February 06, 2022

Grave cleaner-turned-TikTok star

Russian language major and software educator Caitlin Abrams’08 has become a TikTok star for creating videos that investigate the life (and death) of everyday people — all while cleaning their gravestones. Abrams reflects on how she got here.

  • Caitlin Abrams’08 uses D2, a non-toxic biocide, to clean gravestones.
    Elodie Reed/Vermont Public Radio

Caitlin Abrams’08 has always enjoyed visiting old cemeteries. Thanks to video platform TikTok, she’s able to share her passion for historic cemeteries with the world. Under the handle Manic Pixie Mom, she posts videos where she talks about the lives (and often untimely deaths) of those buried under the 18th- and 19th-century gravestones she cleans. Her short videos rack up tens to hundreds of thousands of views from her 1.8 million followers.

Born and raised in New England, Abrams moved to Vermont in 2014 and soon developed the habit of visiting local cemeteries in her free time. She spent a few years researching the deceased and sharing gravestone symbolism knowledge with a few Facebook friends and Instagram followers — a process she says “lit up every part of my brain.”

In the pandemic’s early months, Abrams became a volunteer for Find A Grave, a public database owned by Ancestry.com that allows users anywhere in the country to search for gravestone photos. An Iowa woman requested photos of her relative’s grave in Vermont, but Abrams found the stone covered in lichen and almost illegible. She spent the next several months learning how to clean the stone without harming it or the environment, with permission from the cemetery. She learned that spraying the stones with D2, a non-toxic biocide, reveals their original state and color.

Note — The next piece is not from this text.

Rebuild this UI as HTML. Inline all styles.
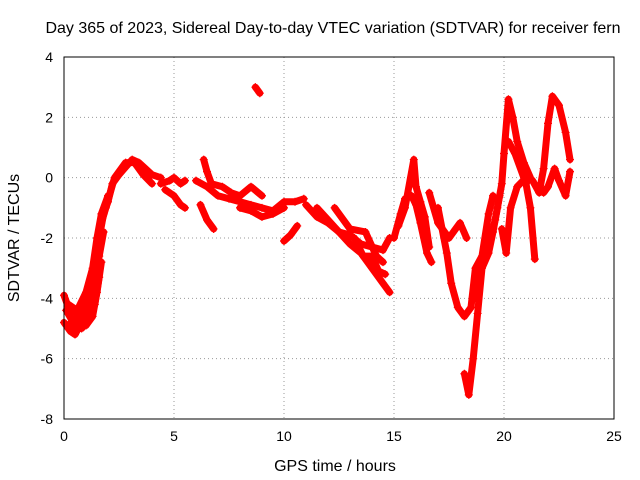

She published her first few grave-cleaning videos in 2020, but between work and child care, couldn’t dedicate much time to it until this past summer. The TikTok videos took off, in spite of her initial hesitation to use the platform.

Abrams, who has taught software programs to companies and universities since graduating from Beloit, gave in.

“I’m 35 and I really didn’t want to invade the space of the youths and their dancing and fun,” she says. “Then I was like, why not? I think I can speak well and I know how to teach. It felt a lot more natural to me than Instagram, where I was constantly trying to frantically type out this story. It’s easier if I can talk. I found that TikTok was the perfect medium for it.”

A Russian language major and journalism minor, Abrams’ gift for oratory was evident in and out of the classroom. Her fascination with Russian language, culture, and history — and her Russian “mom” and professor Olga Ogurtsova — convinced her to study abroad there, even as the country was in an economic depression and her future husband was fighting in Iraq.

“I think that the experience studying abroad in Moscow was very formative in learning that you’re not as worldly as you think you are when you’re 21,” Abrams explains. “We were pretty much on our own for food, where we were going to go, what we were going to do.”

What were the top sites on her list? Not surprisingly, the resting place of Vladimir Lenin in Red Square and Novodevichy Cemetery, where thousands of famous Russians were buried, from former Premier Nikita Khrushchev to playwright Anton Chekhov. She laughs as she remembers visiting Stalin’s wife’s grave, which read something like, “To a member of the Communist party, from Stalin.”

Nearly 15 years after graduating, Abrams has kept up with the language and hopes to visit Russia again someday — when she isn’t juggling her current full-time job with her TikTok side hustle and motherhood. For now, she’s just excited to continue making others excited about history.

“I’m going to keep sharing this stuff, even if it’s only three people looking at it,” she says. “It’s a real passion project for me and something that I feel really strongly about — bringing history to life in a way that people haven’t experienced. I really like that I’m hitting younger people now because I think it’s important for [them] to start taking up this mantle of maintaining, examining, and understanding our history. I’d like to think that this helps.”